Background: American Academy of Neurology (AAN) practice parameters for amyotrophic lateral sclerosis (ALS) include noninvasive positive pressure ventilation (NIV) for a forced vital capacity (FVC) ≤50%predicted. Despite the limited ability of NIV systems to deliver adequate ventilation synchronous with patient demand, nocturnal patient-ventilator asynchrony has not been systematically studied in patients with ALS prescribed such NIV.
Methods: Twenty-three consecutively recruited patients with ALS reporting consistent use of nocturnal NIV (nNIV) prescribed for FVC ≤50% or orthopnea underwent home nocturnal polysomnography (PSG) on their current nNIV regimen (all used bilevel positive airway pressure). PSG recorded airflow, NIV pressures, thoracic and abdominal respiratory effort, and O(2) saturation by pulse oximetry (SpO(2)). Patient-ventilator asynchrony was calculated as an asynchrony index (AI), the number of episodes of asynchrony per hour of nocturnal recording time (RT).

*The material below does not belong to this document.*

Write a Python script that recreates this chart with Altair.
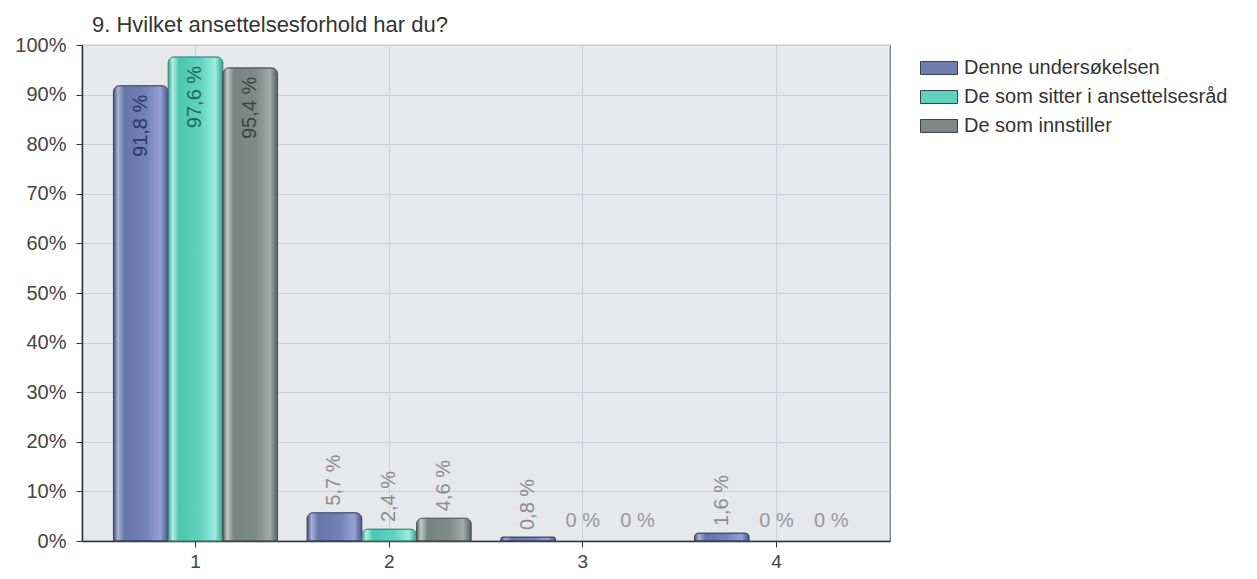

Results: Nineteen patients had an adequate PSG. Their mean AI was 69 ± 46 SD (range 15-146/hour). Mean asynchrony time as a percent of RT was 17% ± 19%. Mean nadir SpO(2) was 85% ± 7%. In multiple regression analysis, no demographic, functional severity (including FVC and ALS Revised Functional Rating Scale), or NIV (including pressure levels and duration of NIV prescription) variables were significantly predictive of degree of patient-ventilator asynchrony.
Conclusions: These findings document frequent nocturnal patient-ventilator asynchrony in patients with ALS consistently using nNIV prescribed as per current AAN practice parameters, and suggest that use of nNIV per these parameters is unlikely to provide patients with ALS optimal nocturnal ventilatory support.